Class-Imbalance Learning, Cyber-Attacks, Cyber-Physical Systems, Faults, Generative adversarial networks, Generative-Adversarial Networks, Generators, Intrusion detection, Predictive models, Standards, Task analysis, Training


There has been an increasing interest in the use of data-driven techniques for classifying cyber-attacks and physical faults in cyber-physical systems. In real-world applications, the number of cyber-attack and faulty samples is usually far less than normal samples. This causes the skewed class distribution in data collected from cyber-physical systems. Training an accurate predictive model under skewed class conditions is not an easy task. In this work, we introduce a new generative adversarial framework for learning from skewed class distributions.

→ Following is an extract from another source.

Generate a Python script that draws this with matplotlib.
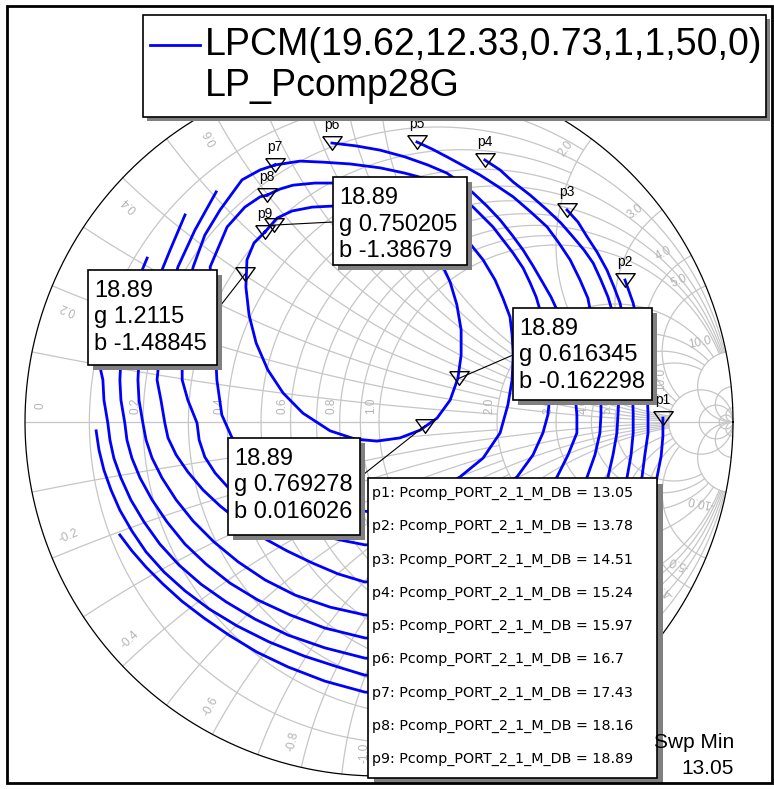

This novel Adversarial Class-Imbalance Learning (ACIL) scheme has a novel loss function that is used during the adversarial training session. ACIL tries to iteratively adjust weights of an auxiliary multilayer perceptron to learn the minority class (i.e., cyber-attacks and physical faults) distributions along with the majority class (i.e., normal) distribution. Moreover, we devise an inclusive data-driven scheme for classifying cyber-attacks and faults, which includes four experiments of a baseline, nine state-of-the-art class-imbalance learning methods, two different generative-adversarial network-based approaches, and ACIL. These techniques are verified and compared through several experimental cyber-physical power scenarios. The obtained results show the effectiveness of ACIL for classifying samples of cyber-attacks and faults with skewed class distributions.